As former Gambian president Yahya Jammeh prepares to leave the nation, human rights groups demand that he be held accountable for alleged abuses.
Jammeh yesterday announced that he would cede power after hours of last-ditch talks with regional leaders and the threat that a regional military force would remove him.
No date has been set for the return of Gambian President Adama Barrow, who beat Jammeh in last month’s election and who was sworn into office on Thursday in neighboring Senegal, where he was for his safety.
Photo: AFP
“The rule of fear” in the Gambia ended with Jammeh’s rule, Barrow said late on Friday.
Jammeh was possibly to leave the Gambia yesterday, but might stay on for three days, according to an official close to talks mediated by Mauritanian President Mohamed Ould Abdel Aziz and Guinean President Alpha Conde.
The official spoke on condition of anonymity because he was not permitted to speak about the situation to the press.

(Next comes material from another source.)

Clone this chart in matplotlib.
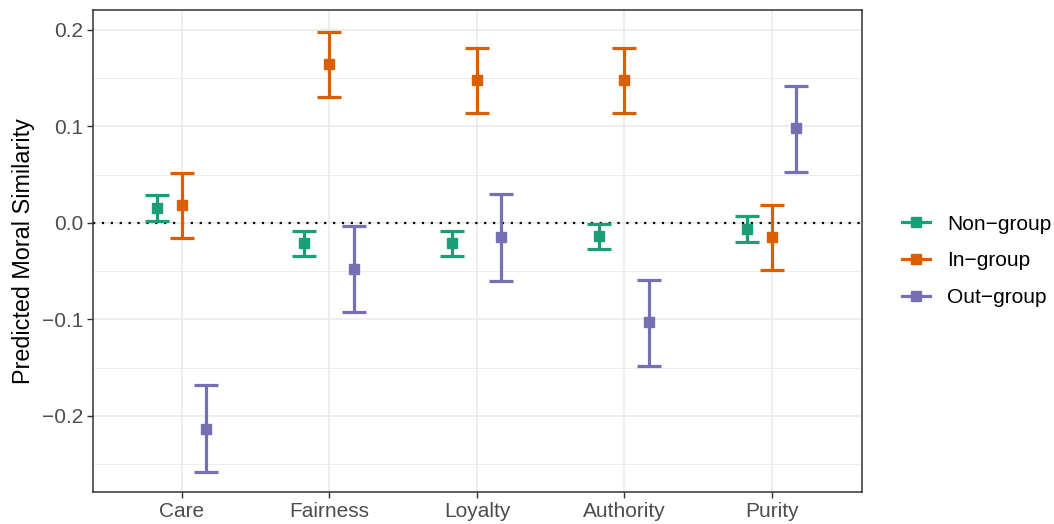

Jammeh’s agreement to step down brought an end to the political crisis in the tiny west African nation of 1.9 million that attracts British and European tourists to its tropical weather and Atlantic beaches, promoted as “the Smiling Coast.”
Gambian human rights groups are insisting that Jammeh be held accountable for alleged abuses during his 22-year rule and that he not be able to keep allegedly illicit funds.
“Jammeh came as a pauper bearing guns; he should leave as a disrobed despot,” said Jeggan Bahoum of the Movement for the Restoration of Democracy in Gambia. “The properties he seeks to protect belong to Gambians and Gambia and he must not be allowed to take them with him. He must leave our country without conditionalities.”
The Gambia was a diplomatic ally of Taiwan until Jammeh cut ties with Taipei on Nov. 14, 2013.